→ **Task prompt**
Everything from the line with "Output the LaTeX" down to the line with "(14,10) rectangle (971,619);" below must be printed exactly, those two lines included. Exclude pictures.

━━━━━ Data extract ━━━━━

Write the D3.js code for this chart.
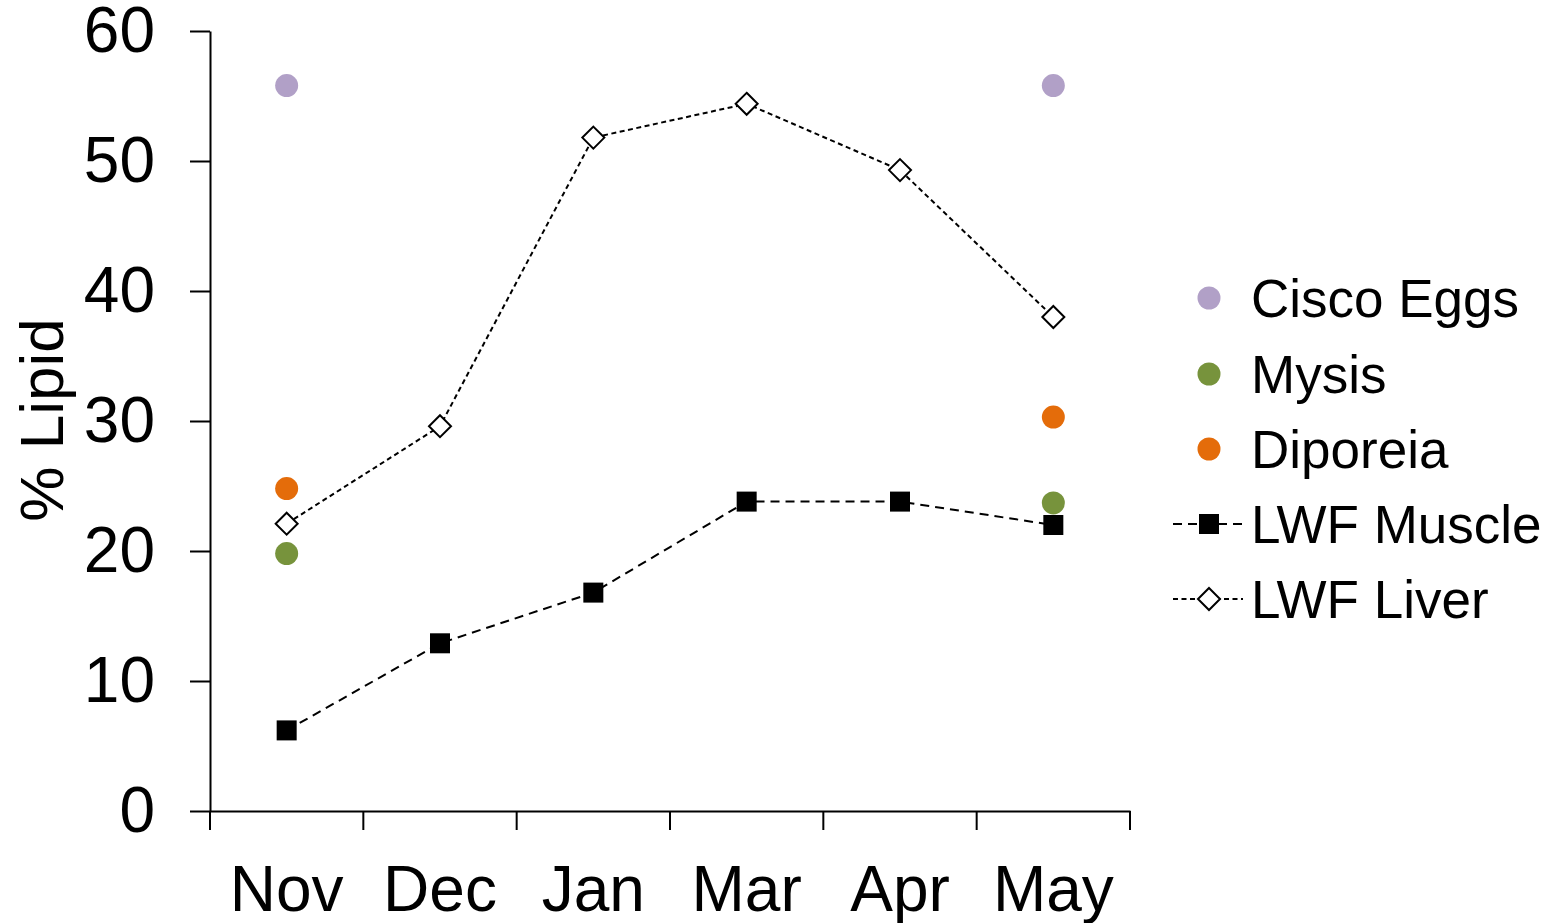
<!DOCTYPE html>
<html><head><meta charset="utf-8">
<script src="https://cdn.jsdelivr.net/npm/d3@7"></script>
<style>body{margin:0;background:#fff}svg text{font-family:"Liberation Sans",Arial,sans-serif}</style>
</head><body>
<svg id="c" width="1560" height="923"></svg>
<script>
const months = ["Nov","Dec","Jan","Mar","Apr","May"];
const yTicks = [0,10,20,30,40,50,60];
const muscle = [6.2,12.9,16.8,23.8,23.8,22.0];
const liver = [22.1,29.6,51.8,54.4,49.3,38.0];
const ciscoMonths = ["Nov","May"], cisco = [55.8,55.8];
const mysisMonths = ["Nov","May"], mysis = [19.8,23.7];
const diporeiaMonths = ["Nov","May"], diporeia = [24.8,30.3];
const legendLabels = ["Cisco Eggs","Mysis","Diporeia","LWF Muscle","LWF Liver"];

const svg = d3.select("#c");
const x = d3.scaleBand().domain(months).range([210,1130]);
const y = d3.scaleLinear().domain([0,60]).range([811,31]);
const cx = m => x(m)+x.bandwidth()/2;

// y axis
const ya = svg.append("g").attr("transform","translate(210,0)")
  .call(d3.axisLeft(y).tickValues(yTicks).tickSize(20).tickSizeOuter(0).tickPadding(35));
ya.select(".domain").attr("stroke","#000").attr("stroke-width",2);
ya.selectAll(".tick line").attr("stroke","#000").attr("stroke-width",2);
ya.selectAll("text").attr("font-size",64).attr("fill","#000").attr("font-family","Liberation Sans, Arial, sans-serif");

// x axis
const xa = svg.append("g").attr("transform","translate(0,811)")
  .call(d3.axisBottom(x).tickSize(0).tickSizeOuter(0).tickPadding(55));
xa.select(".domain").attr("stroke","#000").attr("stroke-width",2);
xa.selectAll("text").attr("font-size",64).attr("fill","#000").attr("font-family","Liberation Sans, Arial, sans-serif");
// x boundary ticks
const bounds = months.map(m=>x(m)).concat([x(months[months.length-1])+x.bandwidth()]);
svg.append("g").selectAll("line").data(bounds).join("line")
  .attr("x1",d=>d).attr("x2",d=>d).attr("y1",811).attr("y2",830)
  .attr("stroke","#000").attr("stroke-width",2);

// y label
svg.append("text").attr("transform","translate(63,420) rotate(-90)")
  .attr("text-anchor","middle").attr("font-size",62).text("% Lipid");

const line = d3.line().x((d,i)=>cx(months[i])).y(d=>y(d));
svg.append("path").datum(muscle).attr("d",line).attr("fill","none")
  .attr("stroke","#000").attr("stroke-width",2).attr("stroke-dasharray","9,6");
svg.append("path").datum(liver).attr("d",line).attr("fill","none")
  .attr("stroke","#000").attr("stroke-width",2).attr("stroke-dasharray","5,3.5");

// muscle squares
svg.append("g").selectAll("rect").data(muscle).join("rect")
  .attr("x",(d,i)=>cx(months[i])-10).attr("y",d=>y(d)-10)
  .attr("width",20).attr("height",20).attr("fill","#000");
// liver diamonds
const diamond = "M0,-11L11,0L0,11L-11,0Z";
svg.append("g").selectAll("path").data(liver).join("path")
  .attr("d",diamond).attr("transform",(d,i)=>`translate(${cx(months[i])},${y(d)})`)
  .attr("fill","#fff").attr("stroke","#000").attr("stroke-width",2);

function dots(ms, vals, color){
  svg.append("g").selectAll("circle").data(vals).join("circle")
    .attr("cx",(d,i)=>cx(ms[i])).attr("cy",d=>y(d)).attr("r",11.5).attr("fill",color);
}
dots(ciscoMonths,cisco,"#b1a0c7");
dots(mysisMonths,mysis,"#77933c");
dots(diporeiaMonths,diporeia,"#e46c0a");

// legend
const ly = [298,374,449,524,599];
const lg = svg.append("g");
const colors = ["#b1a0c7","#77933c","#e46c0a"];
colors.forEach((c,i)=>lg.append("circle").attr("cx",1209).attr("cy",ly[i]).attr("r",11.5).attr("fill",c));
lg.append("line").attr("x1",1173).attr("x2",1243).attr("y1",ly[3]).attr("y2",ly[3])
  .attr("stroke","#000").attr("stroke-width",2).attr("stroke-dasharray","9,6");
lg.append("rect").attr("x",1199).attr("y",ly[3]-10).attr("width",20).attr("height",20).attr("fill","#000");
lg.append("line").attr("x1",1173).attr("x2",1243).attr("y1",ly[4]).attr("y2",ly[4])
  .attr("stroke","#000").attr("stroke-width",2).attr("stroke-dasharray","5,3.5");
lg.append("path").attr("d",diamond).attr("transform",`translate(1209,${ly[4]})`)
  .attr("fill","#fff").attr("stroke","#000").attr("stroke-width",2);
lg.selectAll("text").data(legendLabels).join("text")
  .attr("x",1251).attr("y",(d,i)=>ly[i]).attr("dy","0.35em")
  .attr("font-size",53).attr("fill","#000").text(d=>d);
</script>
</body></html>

━━━━━
━━━━━ Data extract ━━━━━

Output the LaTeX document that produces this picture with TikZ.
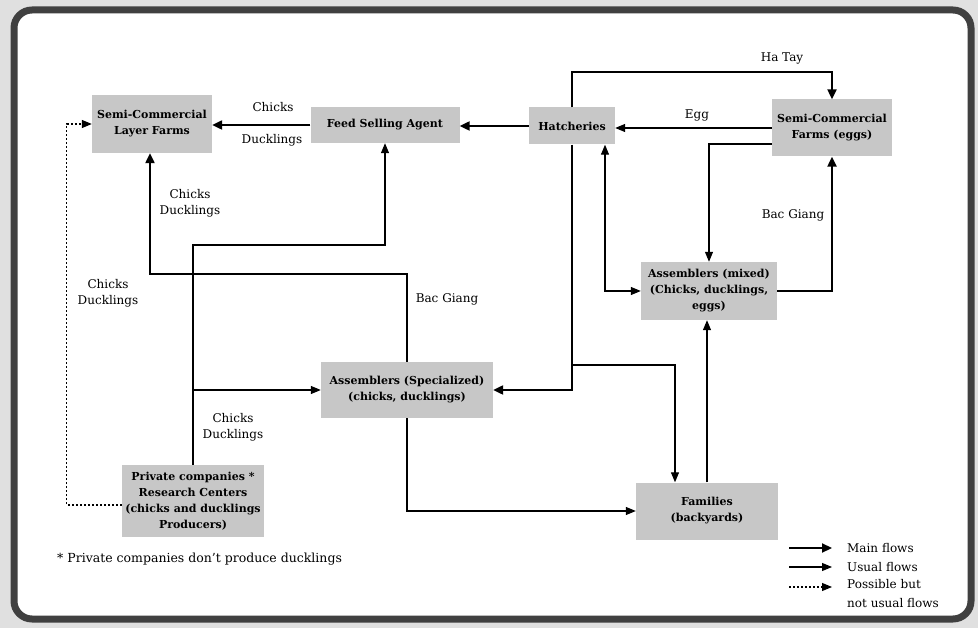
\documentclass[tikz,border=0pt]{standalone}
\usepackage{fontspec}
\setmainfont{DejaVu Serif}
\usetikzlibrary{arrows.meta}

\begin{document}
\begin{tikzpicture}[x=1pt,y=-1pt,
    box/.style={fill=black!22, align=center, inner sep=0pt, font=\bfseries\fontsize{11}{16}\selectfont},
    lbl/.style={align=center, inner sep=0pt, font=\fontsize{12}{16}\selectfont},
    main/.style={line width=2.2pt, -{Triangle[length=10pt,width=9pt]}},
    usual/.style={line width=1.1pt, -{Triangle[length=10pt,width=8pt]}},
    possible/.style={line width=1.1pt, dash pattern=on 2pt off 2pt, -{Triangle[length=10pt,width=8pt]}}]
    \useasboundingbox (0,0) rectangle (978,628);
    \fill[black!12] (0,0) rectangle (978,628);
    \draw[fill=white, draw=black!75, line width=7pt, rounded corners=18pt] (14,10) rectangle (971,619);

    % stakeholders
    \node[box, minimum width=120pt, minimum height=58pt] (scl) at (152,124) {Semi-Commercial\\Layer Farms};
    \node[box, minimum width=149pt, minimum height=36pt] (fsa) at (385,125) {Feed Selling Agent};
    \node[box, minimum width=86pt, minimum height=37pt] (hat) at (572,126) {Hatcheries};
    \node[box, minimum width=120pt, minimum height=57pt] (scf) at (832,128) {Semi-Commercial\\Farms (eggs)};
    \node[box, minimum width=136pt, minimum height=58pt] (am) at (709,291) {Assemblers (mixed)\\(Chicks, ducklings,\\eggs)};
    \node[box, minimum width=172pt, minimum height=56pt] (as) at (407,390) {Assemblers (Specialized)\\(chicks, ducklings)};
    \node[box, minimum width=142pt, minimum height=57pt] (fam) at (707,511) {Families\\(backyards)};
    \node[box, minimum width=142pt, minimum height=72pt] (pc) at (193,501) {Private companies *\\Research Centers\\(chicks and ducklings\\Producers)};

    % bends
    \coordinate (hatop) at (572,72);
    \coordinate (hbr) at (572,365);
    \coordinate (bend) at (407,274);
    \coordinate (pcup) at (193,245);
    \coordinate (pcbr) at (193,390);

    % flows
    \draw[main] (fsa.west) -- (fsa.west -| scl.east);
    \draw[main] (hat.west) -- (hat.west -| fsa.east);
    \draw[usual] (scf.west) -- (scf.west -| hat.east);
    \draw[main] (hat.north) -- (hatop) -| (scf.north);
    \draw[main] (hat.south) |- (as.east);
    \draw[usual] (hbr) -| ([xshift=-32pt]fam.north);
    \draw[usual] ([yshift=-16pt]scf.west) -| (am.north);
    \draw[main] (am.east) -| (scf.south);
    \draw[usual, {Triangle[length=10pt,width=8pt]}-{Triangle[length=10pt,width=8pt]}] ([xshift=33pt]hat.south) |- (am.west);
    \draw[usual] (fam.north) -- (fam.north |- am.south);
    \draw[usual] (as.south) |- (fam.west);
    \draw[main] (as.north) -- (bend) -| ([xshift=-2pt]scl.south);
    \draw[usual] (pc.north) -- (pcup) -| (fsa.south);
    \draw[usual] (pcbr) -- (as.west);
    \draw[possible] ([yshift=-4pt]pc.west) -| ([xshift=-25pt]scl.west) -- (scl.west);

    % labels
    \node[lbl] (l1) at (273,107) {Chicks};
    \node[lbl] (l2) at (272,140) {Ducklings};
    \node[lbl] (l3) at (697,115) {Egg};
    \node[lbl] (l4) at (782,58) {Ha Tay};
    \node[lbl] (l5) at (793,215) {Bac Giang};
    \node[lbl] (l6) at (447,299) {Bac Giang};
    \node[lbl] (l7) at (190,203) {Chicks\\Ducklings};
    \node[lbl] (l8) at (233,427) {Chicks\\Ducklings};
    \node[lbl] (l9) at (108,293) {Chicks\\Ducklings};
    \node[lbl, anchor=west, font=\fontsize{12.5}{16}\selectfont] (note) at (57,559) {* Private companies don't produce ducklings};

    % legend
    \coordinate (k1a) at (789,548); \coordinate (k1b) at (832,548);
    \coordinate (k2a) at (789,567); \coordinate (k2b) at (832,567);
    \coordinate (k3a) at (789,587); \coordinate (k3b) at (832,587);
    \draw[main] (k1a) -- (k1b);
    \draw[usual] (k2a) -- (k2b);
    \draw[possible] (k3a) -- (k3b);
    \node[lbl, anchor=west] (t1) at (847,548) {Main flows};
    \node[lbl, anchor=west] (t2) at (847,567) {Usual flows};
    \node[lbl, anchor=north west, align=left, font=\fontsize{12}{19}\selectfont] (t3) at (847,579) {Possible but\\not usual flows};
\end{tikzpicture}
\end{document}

━━━━━

→ **Solution for this task**
Output the LaTeX document that produces this picture with TikZ.
\documentclass[tikz,border=0pt]{standalone}
\usepackage{fontspec}
\setmainfont{DejaVu Serif}
\usetikzlibrary{arrows.meta}

\begin{document}
\begin{tikzpicture}[x=1pt,y=-1pt,
    box/.style={fill=black!22, align=center, inner sep=0pt, font=\bfseries\fontsize{11}{16}\selectfont},
    lbl/.style={align=center, inner sep=0pt, font=\fontsize{12}{16}\selectfont},
    main/.style={line width=2.2pt, -{Triangle[length=10pt,width=9pt]}},
    usual/.style={line width=1.1pt, -{Triangle[length=10pt,width=8pt]}},
    possible/.style={line width=1.1pt, dash pattern=on 2pt off 2pt, -{Triangle[length=10pt,width=8pt]}}]
    \useasboundingbox (0,0) rectangle (978,628);
    \fill[black!12] (0,0) rectangle (978,628);
    \draw[fill=white, draw=black!75, line width=7pt, rounded corners=18pt] (14,10) rectangle (971,619);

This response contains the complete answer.